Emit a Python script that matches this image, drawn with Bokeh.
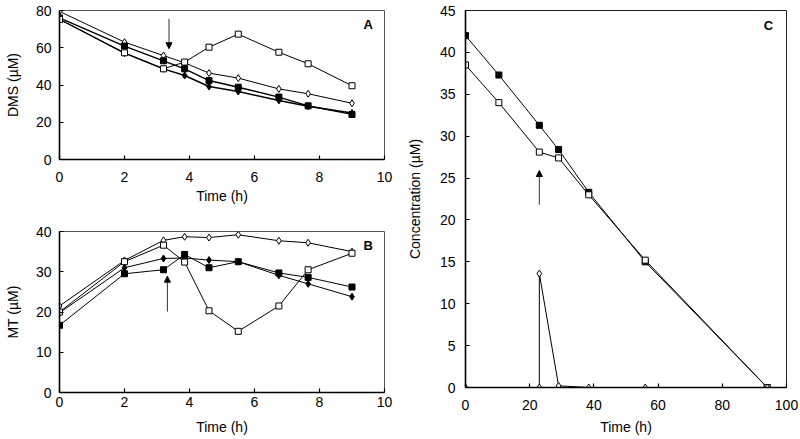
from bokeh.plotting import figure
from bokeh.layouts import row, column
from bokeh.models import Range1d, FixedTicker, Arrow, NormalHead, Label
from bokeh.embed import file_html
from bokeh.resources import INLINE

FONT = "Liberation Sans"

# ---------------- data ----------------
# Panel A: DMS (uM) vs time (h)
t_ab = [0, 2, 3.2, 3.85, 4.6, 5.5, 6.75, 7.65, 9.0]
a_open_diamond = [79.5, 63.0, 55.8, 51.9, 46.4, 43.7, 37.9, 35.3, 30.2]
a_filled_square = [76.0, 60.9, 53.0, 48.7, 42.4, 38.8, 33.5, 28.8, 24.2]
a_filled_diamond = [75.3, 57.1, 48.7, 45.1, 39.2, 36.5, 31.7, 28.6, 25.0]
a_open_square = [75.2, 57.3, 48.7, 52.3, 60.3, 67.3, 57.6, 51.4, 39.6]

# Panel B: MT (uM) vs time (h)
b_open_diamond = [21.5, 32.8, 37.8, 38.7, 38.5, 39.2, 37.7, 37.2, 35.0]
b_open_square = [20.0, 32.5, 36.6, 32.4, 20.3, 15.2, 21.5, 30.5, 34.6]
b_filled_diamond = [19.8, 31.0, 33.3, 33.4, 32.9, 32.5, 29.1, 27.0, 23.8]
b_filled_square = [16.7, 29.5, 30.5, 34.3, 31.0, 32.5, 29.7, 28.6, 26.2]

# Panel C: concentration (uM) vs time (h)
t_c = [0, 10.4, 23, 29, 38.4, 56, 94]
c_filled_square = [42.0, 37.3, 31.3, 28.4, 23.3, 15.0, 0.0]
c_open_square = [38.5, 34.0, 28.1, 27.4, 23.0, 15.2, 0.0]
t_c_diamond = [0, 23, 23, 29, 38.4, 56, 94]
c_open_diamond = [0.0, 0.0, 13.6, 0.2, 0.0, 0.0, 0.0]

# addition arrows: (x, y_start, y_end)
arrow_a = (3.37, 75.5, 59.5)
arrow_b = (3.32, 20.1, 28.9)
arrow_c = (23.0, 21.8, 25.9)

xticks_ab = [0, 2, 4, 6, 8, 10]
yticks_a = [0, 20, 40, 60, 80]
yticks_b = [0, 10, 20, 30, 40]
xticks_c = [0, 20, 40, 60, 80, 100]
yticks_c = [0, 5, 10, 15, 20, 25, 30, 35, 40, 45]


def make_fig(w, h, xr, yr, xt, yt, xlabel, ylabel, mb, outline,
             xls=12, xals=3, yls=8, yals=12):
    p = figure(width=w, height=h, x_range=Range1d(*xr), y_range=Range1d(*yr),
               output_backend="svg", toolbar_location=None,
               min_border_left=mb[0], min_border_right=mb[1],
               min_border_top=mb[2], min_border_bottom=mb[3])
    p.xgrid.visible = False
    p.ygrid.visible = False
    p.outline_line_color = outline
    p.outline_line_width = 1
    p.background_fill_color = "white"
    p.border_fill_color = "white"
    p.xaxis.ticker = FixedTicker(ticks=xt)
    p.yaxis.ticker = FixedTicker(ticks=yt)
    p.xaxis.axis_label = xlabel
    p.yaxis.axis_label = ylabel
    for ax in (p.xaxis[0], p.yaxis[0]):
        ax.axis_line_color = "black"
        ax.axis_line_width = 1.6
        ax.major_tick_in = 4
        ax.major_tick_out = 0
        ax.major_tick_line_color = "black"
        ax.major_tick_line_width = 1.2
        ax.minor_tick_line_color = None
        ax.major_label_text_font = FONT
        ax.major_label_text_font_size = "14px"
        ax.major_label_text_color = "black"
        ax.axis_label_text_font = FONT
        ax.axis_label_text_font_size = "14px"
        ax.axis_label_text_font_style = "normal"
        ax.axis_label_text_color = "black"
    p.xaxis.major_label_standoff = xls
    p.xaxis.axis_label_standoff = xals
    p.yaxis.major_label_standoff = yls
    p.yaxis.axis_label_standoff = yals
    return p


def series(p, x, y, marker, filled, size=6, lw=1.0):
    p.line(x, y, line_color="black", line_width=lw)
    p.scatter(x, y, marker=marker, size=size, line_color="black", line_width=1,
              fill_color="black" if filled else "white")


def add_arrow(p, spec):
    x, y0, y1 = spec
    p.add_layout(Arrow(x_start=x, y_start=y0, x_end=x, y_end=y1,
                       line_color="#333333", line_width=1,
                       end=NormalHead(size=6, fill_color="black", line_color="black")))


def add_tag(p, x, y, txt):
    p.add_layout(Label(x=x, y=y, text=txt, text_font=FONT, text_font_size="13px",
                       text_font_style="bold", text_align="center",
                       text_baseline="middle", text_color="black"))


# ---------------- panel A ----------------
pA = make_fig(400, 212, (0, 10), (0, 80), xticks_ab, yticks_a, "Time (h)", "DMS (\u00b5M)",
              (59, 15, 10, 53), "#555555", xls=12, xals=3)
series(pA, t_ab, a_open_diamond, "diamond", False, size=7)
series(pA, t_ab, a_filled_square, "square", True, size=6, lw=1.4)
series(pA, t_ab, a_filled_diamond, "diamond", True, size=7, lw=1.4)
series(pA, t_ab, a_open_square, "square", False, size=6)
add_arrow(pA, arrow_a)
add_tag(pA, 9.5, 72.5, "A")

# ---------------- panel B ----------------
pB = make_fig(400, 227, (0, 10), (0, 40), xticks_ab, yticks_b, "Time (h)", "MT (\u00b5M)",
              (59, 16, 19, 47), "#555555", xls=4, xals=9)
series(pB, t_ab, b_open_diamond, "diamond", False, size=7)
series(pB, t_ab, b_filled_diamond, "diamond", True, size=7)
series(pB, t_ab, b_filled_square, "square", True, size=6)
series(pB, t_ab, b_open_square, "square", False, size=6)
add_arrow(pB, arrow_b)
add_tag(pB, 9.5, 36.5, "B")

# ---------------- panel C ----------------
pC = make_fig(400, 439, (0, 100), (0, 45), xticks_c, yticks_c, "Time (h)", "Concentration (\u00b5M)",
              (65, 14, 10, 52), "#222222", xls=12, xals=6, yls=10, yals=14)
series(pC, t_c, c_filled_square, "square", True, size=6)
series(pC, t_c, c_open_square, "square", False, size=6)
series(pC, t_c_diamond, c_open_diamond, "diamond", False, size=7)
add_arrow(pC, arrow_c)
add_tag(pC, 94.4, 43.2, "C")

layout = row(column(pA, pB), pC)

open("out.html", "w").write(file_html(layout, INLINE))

------

**Requirements**
Restate the data above word for word. Do not include the images.

**Exercise output**
Emit a Python script that matches this image, drawn with Bokeh.
from bokeh.plotting import figure
from bokeh.layouts import row, column
from bokeh.models import Range1d, FixedTicker, Arrow, NormalHead, Label
from bokeh.embed import file_html
from bokeh.resources import INLINE

FONT = "Liberation Sans"

# ---------------- data ----------------
# Panel A: DMS (uM) vs time (h)
t_ab = [0, 2, 3.2, 3.85, 4.6, 5.5, 6.75, 7.65, 9.0]
a_open_diamond = [79.5, 63.0, 55.8, 51.9, 46.4, 43.7, 37.9, 35.3, 30.2]
a_filled_square = [76.0, 60.9, 53.0, 48.7, 42.4, 38.8, 33.5, 28.8, 24.2]
a_filled_diamond = [75.3, 57.1, 48.7, 45.1, 39.2, 36.5, 31.7, 28.6, 25.0]
a_open_square = [75.2, 57.3, 48.7, 52.3, 60.3, 67.3, 57.6, 51.4, 39.6]

# Panel B: MT (uM) vs time (h)
b_open_diamond = [21.5, 32.8, 37.8, 38.7, 38.5, 39.2, 37.7, 37.2, 35.0]
b_open_square = [20.0, 32.5, 36.6, 32.4, 20.3, 15.2, 21.5, 30.5, 34.6]
b_filled_diamond = [19.8, 31.0, 33.3, 33.4, 32.9, 32.5, 29.1, 27.0, 23.8]
b_filled_square = [16.7, 29.5, 30.5, 34.3, 31.0, 32.5, 29.7, 28.6, 26.2]

# Panel C: concentration (uM) vs time (h)
t_c = [0, 10.4, 23, 29, 38.4, 56, 94]
c_filled_square = [42.0, 37.3, 31.3, 28.4, 23.3, 15.0, 0.0]
c_open_square = [38.5, 34.0, 28.1, 27.4, 23.0, 15.2, 0.0]
t_c_diamond = [0, 23, 23, 29, 38.4, 56, 94]
c_open_diamond = [0.0, 0.0, 13.6, 0.2, 0.0, 0.0, 0.0]

# addition arrows: (x, y_start, y_end)
arrow_a = (3.37, 75.5, 59.5)
arrow_b = (3.32, 20.1, 28.9)
arrow_c = (23.0, 21.8, 25.9)

xticks_ab = [0, 2, 4, 6, 8, 10]
yticks_a = [0, 20, 40, 60, 80]
yticks_b = [0, 10, 20, 30, 40]
xticks_c = [0, 20, 40, 60, 80, 100]
yticks_c = [0, 5, 10, 15, 20, 25, 30, 35, 40, 45]


def make_fig(w, h, xr, yr, xt, yt, xlabel, ylabel, mb, outline,
             xls=12, xals=3, yls=8, yals=12):
    p = figure(width=w, height=h, x_range=Range1d(*xr), y_range=Range1d(*yr),
               output_backend="svg", toolbar_location=None,
               min_border_left=mb[0], min_border_right=mb[1],
               min_border_top=mb[2], min_border_bottom=mb[3])
    p.xgrid.visible = False
    p.ygrid.visible = False
    p.outline_line_color = outline
    p.outline_line_width = 1
    p.background_fill_color = "white"
    p.border_fill_color = "white"
    p.xaxis.ticker = FixedTicker(ticks=xt)
    p.yaxis.ticker = FixedTicker(ticks=yt)
    p.xaxis.axis_label = xlabel
    p.yaxis.axis_label = ylabel
    for ax in (p.xaxis[0], p.yaxis[0]):
        ax.axis_line_color = "black"
        ax.axis_line_width = 1.6
        ax.major_tick_in = 4
        ax.major_tick_out = 0
        ax.major_tick_line_color = "black"
        ax.major_tick_line_width = 1.2
        ax.minor_tick_line_color = None
        ax.major_label_text_font = FONT
        ax.major_label_text_font_size = "14px"
        ax.major_label_text_color = "black"
        ax.axis_label_text_font = FONT
        ax.axis_label_text_font_size = "14px"
        ax.axis_label_text_font_style = "normal"
        ax.axis_label_text_color = "black"
    p.xaxis.major_label_standoff = xls
    p.xaxis.axis_label_standoff = xals
    p.yaxis.major_label_standoff = yls
    p.yaxis.axis_label_standoff = yals
    return p


def series(p, x, y, marker, filled, size=6, lw=1.0):
    p.line(x, y, line_color="black", line_width=lw)
    p.scatter(x, y, marker=marker, size=size, line_color="black", line_width=1,
              fill_color="black" if filled else "white")


def add_arrow(p, spec):
    x, y0, y1 = spec
    p.add_layout(Arrow(x_start=x, y_start=y0, x_end=x, y_end=y1,
                       line_color="#333333", line_width=1,
                       end=NormalHead(size=6, fill_color="black", line_color="black")))


def add_tag(p, x, y, txt):
    p.add_layout(Label(x=x, y=y, text=txt, text_font=FONT, text_font_size="13px",
                       text_font_style="bold", text_align="center",
                       text_baseline="middle", text_color="black"))


# ---------------- panel A ----------------
pA = make_fig(400, 212, (0, 10), (0, 80), xticks_ab, yticks_a, "Time (h)", "DMS (\u00b5M)",
              (59, 15, 10, 53), "#555555", xls=12, xals=3)
series(pA, t_ab, a_open_diamond, "diamond", False, size=7)
series(pA, t_ab, a_filled_square, "square", True, size=6, lw=1.4)
series(pA, t_ab, a_filled_diamond, "diamond", True, size=7, lw=1.4)
series(pA, t_ab, a_open_square, "square", False, size=6)
add_arrow(pA, arrow_a)
add_tag(pA, 9.5, 72.5, "A")

# ---------------- panel B ----------------
pB = make_fig(400, 227, (0, 10), (0, 40), xticks_ab, yticks_b, "Time (h)", "MT (\u00b5M)",
              (59, 16, 19, 47), "#555555", xls=4, xals=9)
series(pB, t_ab, b_open_diamond, "diamond", False, size=7)
series(pB, t_ab, b_filled_diamond, "diamond", True, size=7)
series(pB, t_ab, b_filled_square, "square", True, size=6)
series(pB, t_ab, b_open_square, "square", False, size=6)
add_arrow(pB, arrow_b)
add_tag(pB, 9.5, 36.5, "B")

# ---------------- panel C ----------------
pC = make_fig(400, 439, (0, 100), (0, 45), xticks_c, yticks_c, "Time (h)", "Concentration (\u00b5M)",
              (65, 14, 10, 52), "#222222", xls=12, xals=6, yls=10, yals=14)
series(pC, t_c, c_filled_square, "square", True, size=6)
series(pC, t_c, c_open_square, "square", False, size=6)
series(pC, t_c_diamond, c_open_diamond, "diamond", False, size=7)
add_arrow(pC, arrow_c)
add_tag(pC, 94.4, 43.2, "C")

layout = row(column(pA, pB), pC)

open("out.html", "w").write(file_html(layout, INLINE))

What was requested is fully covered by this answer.